*Problem description*.
Filter this data down to the lines that hold "chart", and copy them.

*Material supplied*.
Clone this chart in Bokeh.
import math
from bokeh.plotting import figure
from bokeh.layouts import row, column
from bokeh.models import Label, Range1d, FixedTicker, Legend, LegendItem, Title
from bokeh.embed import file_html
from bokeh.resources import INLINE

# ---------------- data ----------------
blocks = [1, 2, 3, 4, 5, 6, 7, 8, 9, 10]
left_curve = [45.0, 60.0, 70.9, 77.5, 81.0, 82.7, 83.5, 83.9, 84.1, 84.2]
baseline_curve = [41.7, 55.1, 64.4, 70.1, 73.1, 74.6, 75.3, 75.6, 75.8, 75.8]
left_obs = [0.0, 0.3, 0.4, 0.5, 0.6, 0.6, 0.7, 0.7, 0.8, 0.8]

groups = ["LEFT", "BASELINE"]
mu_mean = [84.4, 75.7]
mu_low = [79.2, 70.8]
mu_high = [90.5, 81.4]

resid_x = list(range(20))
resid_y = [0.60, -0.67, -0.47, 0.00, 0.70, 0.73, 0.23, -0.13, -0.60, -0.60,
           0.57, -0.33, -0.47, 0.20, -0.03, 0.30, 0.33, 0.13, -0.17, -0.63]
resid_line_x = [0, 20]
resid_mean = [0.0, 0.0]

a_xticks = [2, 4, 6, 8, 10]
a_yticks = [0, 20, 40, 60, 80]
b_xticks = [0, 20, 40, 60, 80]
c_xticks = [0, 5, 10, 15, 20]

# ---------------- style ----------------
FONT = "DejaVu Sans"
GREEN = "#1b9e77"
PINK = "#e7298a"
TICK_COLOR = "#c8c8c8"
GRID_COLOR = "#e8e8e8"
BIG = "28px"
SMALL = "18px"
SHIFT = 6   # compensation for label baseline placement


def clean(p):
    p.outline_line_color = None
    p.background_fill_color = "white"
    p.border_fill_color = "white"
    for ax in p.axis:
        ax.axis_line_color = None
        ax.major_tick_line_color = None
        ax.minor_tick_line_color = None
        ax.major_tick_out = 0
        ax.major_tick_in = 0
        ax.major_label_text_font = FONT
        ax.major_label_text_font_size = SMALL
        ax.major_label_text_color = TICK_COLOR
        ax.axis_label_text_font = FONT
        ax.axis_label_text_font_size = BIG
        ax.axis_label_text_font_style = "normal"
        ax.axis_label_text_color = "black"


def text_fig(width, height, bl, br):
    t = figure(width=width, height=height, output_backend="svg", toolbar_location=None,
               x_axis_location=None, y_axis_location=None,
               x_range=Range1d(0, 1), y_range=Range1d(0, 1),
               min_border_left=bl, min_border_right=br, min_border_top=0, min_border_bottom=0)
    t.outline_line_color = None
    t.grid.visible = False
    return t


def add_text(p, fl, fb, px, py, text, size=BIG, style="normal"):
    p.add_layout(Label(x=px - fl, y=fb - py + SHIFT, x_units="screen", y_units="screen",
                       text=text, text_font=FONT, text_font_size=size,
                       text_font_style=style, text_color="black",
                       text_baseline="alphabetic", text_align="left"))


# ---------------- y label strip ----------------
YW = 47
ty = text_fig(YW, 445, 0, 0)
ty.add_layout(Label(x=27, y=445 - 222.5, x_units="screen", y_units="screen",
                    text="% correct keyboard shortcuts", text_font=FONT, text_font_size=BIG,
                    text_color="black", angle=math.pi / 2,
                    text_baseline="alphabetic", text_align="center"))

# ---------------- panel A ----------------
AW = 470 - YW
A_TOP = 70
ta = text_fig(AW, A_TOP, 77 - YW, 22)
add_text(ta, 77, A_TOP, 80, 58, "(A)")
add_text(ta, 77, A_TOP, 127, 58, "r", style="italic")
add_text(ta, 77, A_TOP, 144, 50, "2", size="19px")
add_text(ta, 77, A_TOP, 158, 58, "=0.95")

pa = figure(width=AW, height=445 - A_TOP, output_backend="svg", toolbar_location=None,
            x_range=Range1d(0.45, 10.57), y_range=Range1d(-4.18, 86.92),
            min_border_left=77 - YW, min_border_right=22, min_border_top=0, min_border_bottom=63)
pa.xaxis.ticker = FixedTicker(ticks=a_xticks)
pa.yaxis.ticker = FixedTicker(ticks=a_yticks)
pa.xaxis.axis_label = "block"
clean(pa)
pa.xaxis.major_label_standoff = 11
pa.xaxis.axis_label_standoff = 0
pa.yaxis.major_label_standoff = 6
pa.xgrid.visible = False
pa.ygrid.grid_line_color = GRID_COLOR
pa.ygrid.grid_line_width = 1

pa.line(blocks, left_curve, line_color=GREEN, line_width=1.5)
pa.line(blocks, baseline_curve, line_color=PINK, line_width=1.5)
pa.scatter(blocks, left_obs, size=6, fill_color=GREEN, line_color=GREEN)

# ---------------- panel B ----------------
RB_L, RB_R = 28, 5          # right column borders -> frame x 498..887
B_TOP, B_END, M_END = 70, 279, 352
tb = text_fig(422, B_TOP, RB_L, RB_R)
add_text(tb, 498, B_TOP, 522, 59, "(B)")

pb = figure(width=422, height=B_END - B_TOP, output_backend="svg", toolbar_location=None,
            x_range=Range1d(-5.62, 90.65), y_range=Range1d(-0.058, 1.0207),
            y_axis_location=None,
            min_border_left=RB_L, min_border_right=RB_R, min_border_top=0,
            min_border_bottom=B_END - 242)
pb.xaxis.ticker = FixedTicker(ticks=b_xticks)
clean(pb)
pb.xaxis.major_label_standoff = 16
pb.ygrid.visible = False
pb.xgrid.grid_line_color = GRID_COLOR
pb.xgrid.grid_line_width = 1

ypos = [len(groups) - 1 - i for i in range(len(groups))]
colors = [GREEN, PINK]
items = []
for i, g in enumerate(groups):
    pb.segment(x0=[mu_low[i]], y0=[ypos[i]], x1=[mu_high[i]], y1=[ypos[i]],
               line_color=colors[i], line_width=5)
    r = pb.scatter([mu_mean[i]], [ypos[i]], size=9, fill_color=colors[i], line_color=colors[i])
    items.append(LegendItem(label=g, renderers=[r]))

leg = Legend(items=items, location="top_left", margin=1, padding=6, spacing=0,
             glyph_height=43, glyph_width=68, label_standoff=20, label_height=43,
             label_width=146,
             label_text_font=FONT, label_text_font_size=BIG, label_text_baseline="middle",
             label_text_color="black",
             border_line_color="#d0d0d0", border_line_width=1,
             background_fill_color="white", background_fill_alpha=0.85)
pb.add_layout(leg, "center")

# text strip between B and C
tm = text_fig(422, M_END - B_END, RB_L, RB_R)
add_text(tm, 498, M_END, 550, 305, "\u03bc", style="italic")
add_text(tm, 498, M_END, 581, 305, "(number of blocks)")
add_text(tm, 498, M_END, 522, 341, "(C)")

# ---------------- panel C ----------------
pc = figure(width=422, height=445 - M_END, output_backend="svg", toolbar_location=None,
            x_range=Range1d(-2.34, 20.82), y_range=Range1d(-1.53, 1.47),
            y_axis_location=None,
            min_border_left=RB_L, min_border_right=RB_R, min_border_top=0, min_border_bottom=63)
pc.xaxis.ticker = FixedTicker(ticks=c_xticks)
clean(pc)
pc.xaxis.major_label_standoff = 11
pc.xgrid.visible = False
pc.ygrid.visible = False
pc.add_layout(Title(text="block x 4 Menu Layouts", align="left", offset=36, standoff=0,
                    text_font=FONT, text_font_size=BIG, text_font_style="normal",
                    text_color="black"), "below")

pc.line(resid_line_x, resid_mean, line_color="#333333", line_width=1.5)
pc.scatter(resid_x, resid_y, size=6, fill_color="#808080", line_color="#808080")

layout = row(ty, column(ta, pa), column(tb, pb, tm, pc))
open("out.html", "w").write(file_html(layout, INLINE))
--
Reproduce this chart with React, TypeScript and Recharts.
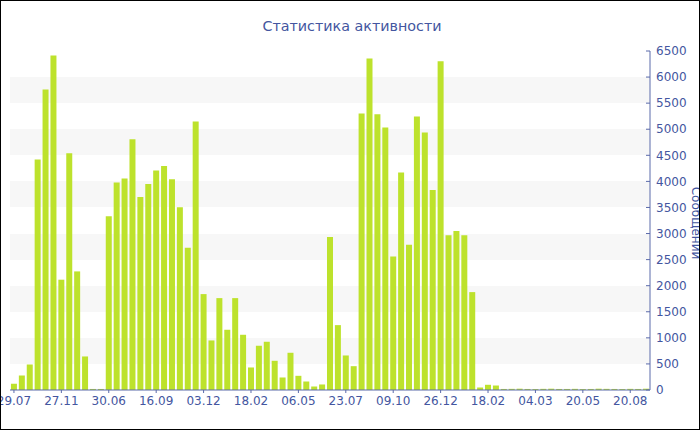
* * *
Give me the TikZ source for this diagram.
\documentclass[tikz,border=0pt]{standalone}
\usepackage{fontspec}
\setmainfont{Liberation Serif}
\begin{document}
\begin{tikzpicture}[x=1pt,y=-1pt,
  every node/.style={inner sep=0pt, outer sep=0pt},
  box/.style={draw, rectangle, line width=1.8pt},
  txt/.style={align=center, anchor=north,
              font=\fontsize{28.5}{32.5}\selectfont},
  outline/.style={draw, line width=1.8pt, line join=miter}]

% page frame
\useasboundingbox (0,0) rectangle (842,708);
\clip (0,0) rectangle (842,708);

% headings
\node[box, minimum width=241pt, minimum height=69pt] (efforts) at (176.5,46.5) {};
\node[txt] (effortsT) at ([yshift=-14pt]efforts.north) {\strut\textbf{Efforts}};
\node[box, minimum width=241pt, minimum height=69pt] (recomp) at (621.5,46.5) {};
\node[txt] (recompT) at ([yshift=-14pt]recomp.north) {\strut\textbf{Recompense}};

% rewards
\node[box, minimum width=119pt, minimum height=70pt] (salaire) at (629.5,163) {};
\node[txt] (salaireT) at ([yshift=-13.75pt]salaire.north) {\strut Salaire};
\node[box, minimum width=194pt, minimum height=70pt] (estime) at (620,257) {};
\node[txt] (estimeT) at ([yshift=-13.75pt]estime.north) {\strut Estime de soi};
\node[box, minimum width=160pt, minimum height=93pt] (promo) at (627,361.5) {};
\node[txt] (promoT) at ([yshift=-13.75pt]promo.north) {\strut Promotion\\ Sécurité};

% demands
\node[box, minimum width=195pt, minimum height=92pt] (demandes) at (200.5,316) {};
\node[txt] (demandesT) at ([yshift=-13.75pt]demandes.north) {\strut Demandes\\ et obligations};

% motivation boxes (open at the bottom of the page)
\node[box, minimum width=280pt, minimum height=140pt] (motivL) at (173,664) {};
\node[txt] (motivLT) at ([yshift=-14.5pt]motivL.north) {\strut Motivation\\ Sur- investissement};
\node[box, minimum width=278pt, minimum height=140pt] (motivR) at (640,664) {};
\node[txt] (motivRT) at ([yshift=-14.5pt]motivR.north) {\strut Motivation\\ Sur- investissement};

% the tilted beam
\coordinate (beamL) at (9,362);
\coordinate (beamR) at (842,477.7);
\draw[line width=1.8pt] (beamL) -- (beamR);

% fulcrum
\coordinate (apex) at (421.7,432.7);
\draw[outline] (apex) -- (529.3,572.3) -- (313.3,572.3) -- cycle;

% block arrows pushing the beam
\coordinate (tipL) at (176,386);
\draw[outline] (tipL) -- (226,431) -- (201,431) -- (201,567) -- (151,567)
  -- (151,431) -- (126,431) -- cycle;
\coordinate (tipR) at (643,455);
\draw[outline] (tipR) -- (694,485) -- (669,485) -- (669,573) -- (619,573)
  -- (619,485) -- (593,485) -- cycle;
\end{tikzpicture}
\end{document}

*Complete answer*.
Clone this chart in Bokeh.
Reproduce this chart with React, TypeScript and Recharts.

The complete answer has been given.